Its transformation was a lengthy one at the time. Pastel leaves were harvested, set out to dry and then crushed. After fermentation, they were shaped into balls named « coques » or « cocagnes »: the Lauragais is therefore the “Pays de Cocagne”. These balls were crushed in a mill to create a powder: Agranate, the plant’s pigment.

Did you know? Dyeing is done by oxidation: in fact, when the fabric to be dyed is immersed in a vat of water with the pigment, it turns… green, and it is only upon contact with oxygen that it turns blue!

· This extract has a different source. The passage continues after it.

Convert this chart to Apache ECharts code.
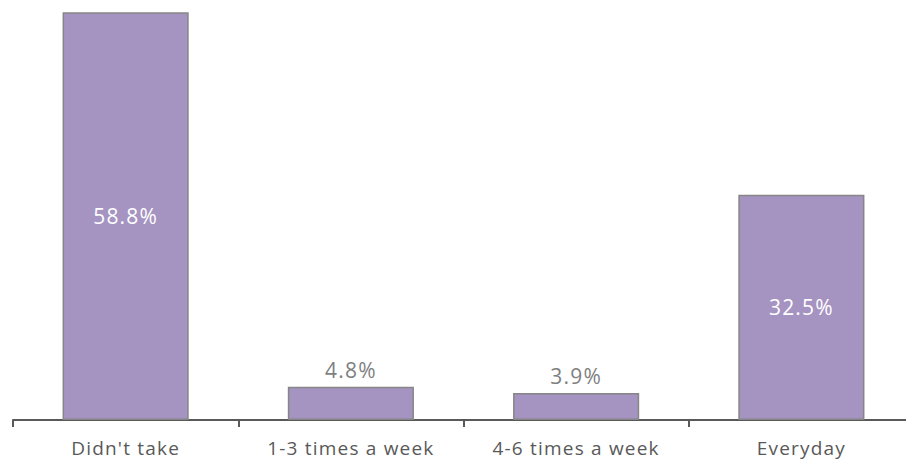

This high quality, indelible colour and pigment, which can also be used in paint, was a driving force behind the economic development of the region. The merchants of Toulouse grew rich thanks to this “Blue Gold”. Some of them had palaces built in the heart of the city: mansion houses such as those built by Jean de Bernuy or Pierre d’Assézat.

This “Golden Age” ended when the market was flooded by indigo, an alternative dyeing plant that was easy to process.

Today, a wide range of products derived from pastel are available: textiles, stationery, accessories…

The pastel plant is also used in cosmetics that can be found in a great many shops across the Toulouse area. Its oils, pigments and seeds are used for their moisturising and nutritive properties, in the form of creams and soaps.